I'm about to step out into the probably the most vivacious city on earth, but a little part of me wishes I was riding the rails to Hicksville. Just imagine who you might meet on that train!
NEED TO KNOW
Train tickets from Union Station, Washington, to Penn Station, New York, start at $49 (€36) oneway. www.amtrak.com Fly from Dublin to Washington with Aer Lingus (connecting in New York) from€450.
FIVE TOP TIPS FOR US TRAIN TRAVEL
Leave plenty of time. US trains can run many hours late, so give yourself lots of time to make any connections en route.
Book a sleeping car.

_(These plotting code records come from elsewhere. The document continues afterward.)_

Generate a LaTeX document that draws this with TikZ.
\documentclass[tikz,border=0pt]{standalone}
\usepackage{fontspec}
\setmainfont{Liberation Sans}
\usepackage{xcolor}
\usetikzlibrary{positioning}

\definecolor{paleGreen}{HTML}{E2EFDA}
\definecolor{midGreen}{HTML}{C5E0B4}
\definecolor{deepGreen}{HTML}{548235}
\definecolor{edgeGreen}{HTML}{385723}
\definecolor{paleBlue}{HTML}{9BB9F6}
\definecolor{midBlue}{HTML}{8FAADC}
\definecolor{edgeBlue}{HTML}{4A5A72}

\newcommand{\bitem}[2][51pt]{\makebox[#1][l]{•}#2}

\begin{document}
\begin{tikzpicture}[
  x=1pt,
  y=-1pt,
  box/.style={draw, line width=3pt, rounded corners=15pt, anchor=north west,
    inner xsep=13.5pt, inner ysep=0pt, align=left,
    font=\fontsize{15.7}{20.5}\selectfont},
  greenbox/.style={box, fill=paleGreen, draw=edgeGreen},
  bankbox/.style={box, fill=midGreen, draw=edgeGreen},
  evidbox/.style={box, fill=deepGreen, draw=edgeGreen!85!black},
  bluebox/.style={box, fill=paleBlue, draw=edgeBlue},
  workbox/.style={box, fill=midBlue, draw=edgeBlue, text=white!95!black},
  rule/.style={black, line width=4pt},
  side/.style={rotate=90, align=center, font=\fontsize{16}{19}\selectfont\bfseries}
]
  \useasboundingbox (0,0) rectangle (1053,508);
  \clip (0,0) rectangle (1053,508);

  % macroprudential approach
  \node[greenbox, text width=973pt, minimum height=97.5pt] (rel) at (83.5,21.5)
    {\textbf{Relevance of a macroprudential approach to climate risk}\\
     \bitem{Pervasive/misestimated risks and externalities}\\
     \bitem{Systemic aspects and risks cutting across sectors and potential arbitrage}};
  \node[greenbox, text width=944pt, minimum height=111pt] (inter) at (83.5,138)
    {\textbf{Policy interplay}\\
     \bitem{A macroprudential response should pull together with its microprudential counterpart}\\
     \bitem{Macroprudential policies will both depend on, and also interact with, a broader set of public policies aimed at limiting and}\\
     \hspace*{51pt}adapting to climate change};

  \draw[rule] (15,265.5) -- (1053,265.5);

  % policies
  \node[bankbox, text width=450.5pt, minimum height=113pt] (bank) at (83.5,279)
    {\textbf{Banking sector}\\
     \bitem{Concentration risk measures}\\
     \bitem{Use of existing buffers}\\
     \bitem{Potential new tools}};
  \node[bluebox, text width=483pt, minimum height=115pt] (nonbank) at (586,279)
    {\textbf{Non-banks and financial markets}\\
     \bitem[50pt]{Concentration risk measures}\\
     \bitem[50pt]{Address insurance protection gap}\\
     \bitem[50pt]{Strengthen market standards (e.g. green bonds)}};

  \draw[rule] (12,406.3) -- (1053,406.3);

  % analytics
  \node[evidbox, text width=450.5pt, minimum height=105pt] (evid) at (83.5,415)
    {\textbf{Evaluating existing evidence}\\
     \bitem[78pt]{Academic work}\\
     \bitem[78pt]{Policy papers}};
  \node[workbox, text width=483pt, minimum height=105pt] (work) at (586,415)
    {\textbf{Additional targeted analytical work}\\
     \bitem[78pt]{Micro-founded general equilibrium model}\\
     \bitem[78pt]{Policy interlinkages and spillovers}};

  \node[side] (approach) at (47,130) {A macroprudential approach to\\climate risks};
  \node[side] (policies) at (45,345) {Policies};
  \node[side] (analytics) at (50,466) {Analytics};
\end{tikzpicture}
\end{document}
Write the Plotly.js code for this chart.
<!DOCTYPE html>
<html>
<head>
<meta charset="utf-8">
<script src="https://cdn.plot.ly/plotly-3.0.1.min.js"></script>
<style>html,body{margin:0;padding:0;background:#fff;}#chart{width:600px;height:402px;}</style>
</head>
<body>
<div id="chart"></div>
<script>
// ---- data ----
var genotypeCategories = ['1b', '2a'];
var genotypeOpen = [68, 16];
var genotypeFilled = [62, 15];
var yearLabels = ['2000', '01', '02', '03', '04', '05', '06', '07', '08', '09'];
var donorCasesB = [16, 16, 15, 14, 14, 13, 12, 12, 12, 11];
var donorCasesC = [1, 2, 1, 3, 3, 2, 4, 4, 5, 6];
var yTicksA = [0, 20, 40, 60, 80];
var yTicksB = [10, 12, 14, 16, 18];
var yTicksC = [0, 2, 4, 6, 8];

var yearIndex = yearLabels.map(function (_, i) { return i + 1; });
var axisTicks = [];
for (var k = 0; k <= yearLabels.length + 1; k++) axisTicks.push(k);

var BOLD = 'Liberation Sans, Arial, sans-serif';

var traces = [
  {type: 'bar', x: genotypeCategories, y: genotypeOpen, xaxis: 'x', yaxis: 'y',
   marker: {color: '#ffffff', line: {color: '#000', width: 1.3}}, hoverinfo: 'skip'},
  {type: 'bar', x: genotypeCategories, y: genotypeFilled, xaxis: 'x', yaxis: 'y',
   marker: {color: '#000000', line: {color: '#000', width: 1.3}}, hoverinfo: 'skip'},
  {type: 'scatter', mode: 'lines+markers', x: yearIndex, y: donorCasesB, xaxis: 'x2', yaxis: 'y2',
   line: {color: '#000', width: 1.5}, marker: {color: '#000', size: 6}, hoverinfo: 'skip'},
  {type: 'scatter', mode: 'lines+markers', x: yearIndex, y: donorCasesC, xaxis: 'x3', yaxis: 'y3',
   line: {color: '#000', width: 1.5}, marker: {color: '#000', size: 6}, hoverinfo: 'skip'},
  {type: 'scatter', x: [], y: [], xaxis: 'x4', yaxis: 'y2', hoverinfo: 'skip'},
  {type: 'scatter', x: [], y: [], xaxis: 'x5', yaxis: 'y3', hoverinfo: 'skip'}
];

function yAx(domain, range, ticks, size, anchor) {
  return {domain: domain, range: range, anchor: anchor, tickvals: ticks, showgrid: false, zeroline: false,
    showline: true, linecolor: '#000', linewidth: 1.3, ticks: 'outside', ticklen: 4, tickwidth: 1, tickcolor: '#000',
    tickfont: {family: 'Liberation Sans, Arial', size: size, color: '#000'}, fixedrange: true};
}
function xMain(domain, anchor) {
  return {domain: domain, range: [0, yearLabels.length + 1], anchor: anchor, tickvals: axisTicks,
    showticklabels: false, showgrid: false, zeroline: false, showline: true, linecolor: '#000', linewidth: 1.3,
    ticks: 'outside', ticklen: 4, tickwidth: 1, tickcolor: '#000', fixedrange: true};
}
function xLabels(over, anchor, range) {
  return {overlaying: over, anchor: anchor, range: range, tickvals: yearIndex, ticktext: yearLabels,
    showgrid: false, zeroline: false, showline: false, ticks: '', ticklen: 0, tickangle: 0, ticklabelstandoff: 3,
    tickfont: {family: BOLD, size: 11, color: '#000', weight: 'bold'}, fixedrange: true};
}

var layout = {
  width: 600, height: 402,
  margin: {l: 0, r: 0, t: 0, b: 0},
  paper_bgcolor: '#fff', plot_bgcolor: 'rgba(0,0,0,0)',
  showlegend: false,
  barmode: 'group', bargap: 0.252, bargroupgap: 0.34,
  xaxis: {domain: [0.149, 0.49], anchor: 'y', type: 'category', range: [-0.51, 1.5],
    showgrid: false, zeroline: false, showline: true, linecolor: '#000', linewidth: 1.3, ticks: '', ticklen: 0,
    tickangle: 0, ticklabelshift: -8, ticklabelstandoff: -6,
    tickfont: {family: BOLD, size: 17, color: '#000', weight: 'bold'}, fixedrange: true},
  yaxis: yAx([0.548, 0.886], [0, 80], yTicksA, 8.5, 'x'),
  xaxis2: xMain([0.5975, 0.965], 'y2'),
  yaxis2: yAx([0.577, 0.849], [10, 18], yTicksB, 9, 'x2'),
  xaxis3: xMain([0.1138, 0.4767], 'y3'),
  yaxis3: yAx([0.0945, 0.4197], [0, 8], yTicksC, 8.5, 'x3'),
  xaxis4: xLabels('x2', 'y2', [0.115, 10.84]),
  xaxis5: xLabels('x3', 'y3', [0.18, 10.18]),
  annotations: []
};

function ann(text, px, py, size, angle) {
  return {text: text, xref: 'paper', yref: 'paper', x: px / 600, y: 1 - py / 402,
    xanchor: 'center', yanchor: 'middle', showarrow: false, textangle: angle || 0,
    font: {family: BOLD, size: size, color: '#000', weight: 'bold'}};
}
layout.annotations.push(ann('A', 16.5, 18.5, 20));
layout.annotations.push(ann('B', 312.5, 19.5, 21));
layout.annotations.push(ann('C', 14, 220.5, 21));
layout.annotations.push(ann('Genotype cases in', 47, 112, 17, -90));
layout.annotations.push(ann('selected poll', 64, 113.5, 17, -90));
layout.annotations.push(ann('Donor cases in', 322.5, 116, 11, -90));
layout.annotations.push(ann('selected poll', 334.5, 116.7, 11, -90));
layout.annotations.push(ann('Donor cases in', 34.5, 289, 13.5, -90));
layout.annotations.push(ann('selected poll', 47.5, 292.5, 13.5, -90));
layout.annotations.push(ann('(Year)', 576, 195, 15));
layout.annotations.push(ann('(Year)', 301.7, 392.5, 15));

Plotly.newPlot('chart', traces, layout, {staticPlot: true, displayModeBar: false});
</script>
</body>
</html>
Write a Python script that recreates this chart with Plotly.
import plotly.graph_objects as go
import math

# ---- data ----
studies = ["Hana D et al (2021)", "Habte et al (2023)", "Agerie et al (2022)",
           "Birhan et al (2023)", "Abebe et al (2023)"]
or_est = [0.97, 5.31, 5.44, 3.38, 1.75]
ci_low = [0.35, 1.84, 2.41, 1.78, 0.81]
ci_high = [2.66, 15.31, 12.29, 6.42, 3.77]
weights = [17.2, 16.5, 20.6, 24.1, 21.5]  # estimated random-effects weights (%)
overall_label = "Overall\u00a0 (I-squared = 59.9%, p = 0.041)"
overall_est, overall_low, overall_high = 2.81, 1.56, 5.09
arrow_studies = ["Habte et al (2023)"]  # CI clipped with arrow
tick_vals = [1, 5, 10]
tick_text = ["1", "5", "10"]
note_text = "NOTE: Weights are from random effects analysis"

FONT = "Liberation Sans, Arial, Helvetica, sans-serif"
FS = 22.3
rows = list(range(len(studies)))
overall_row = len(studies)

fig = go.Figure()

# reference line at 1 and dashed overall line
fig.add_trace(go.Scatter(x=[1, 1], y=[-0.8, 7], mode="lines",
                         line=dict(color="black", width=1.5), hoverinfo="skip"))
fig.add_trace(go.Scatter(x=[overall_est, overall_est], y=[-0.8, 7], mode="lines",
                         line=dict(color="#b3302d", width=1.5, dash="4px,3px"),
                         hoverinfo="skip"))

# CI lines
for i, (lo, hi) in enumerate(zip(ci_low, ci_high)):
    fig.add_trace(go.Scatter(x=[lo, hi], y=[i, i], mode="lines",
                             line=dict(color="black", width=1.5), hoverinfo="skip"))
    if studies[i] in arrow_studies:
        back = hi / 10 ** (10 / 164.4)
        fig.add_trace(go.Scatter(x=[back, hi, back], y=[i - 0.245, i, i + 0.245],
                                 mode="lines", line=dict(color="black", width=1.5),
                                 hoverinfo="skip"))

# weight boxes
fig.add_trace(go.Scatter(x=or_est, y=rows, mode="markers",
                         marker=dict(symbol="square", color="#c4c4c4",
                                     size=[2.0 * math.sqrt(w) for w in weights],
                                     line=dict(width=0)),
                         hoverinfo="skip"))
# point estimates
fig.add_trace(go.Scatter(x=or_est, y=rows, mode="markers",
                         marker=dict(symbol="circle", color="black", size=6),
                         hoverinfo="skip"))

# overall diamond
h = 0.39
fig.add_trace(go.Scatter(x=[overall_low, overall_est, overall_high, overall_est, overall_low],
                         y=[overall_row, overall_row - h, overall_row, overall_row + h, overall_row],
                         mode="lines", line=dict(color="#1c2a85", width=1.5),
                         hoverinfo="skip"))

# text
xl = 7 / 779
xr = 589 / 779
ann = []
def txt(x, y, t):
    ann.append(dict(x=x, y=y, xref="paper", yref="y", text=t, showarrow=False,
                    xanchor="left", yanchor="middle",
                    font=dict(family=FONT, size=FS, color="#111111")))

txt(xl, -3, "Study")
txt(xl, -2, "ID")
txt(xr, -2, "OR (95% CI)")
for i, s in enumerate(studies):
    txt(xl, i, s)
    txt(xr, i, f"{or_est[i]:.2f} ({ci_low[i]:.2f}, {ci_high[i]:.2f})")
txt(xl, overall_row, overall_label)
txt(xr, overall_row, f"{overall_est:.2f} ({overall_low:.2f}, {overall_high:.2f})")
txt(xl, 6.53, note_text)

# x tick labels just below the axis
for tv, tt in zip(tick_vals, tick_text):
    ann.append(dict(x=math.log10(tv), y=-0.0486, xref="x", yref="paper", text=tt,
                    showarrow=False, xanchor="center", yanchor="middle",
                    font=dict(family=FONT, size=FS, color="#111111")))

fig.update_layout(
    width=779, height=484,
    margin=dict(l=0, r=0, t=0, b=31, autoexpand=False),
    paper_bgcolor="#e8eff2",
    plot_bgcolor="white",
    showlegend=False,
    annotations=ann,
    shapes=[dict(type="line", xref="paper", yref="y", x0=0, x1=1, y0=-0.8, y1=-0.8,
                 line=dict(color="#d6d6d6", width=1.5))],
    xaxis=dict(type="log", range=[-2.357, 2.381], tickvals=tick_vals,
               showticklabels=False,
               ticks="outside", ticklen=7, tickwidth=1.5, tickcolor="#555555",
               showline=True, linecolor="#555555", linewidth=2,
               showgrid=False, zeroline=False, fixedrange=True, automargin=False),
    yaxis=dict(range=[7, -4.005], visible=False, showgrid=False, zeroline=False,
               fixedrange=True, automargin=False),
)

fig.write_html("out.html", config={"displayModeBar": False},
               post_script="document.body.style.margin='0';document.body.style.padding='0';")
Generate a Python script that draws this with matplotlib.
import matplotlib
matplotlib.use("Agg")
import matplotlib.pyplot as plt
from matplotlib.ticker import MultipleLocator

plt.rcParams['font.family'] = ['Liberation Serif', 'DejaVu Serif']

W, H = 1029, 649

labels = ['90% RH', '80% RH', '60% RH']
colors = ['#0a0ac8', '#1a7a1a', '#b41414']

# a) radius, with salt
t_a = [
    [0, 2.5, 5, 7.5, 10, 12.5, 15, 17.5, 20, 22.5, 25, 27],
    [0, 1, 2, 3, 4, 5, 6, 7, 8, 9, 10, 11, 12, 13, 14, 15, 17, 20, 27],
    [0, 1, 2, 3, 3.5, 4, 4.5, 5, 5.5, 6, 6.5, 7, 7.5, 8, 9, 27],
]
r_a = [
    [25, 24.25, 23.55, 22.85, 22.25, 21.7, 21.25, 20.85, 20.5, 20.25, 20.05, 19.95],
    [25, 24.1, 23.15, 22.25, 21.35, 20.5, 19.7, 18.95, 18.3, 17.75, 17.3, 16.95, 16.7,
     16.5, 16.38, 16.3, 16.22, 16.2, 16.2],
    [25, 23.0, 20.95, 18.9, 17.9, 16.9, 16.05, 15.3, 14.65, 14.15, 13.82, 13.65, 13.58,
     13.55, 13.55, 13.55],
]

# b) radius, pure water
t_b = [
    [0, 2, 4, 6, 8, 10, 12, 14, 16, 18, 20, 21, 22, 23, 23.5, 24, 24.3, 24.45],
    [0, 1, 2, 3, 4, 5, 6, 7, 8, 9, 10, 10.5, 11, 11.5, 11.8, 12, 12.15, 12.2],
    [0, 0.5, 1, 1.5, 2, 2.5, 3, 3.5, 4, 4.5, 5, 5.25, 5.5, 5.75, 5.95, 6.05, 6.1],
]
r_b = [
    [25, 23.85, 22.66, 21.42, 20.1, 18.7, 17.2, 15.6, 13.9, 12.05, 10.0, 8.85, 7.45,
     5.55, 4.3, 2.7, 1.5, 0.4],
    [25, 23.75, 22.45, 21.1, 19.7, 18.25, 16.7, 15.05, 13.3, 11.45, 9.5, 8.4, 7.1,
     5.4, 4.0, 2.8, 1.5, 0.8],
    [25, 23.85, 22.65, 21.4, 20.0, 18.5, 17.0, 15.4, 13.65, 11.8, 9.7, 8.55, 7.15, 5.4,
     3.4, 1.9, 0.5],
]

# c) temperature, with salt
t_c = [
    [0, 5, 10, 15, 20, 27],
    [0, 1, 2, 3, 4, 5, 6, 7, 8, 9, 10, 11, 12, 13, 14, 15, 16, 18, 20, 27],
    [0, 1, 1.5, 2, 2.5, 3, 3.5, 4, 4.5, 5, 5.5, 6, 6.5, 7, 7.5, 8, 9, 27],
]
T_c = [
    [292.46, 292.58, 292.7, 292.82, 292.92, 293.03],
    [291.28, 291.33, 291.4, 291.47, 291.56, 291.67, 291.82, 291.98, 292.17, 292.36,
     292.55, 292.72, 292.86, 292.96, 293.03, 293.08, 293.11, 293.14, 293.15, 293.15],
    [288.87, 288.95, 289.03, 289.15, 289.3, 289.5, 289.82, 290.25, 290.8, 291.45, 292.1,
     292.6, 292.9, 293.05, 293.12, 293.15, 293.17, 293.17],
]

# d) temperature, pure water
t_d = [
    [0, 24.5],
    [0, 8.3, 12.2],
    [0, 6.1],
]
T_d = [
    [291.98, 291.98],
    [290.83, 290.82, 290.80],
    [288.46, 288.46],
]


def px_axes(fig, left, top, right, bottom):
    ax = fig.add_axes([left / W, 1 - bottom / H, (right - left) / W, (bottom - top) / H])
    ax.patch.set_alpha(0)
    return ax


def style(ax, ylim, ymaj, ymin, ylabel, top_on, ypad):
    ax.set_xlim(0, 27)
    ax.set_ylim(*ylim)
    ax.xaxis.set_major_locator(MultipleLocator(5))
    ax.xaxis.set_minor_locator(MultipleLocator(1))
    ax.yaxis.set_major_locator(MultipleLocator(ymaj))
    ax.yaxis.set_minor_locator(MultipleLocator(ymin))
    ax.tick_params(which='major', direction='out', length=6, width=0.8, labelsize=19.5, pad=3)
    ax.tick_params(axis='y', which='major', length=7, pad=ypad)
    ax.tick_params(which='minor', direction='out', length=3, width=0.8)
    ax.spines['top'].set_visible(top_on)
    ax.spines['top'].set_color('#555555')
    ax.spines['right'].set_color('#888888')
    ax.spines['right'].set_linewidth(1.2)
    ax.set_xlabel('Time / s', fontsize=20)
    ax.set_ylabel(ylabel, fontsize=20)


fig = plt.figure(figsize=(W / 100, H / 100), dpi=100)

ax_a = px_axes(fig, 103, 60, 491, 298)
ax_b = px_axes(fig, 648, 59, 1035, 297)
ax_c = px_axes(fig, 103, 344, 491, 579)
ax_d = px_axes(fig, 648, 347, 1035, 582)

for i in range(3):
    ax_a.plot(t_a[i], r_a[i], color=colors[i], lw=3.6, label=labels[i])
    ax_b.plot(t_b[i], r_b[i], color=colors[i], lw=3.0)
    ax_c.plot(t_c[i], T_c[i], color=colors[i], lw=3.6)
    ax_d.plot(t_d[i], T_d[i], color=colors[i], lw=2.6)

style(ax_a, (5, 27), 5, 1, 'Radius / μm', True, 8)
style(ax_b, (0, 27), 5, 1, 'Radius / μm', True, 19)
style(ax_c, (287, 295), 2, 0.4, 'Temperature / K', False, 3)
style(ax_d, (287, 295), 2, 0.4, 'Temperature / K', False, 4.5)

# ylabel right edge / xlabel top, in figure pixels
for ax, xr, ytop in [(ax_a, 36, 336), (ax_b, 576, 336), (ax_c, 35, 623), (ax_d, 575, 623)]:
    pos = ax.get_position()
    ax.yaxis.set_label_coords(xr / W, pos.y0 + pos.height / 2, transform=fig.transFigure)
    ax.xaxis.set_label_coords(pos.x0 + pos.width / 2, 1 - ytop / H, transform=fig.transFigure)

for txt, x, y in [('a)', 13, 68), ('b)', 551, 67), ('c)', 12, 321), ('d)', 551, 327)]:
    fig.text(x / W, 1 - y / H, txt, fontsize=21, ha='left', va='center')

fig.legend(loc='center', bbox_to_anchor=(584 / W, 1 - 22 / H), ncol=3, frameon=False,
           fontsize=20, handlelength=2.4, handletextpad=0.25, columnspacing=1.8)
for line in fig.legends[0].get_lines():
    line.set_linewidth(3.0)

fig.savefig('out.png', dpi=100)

If you don’t fancy kipping in coach, be sure to book a sleeping car (it’s not cheap but meals are included in the price).
Smokers beware. Some US trains do have smoking compartments, but many don’t. Just like here, fines for smoking in non-designated areas are not for the faint-hearted.
Enjoy the dining car. All Amtrak dining cars have communal seating; at meal times you’ll find yourself at a table for four, seated with two or three strangers. It’s a great chance to chat.
Plan ahead. If you want to travel during the busiest times of the year — roughly May through October — make reservations as far in advance as possible.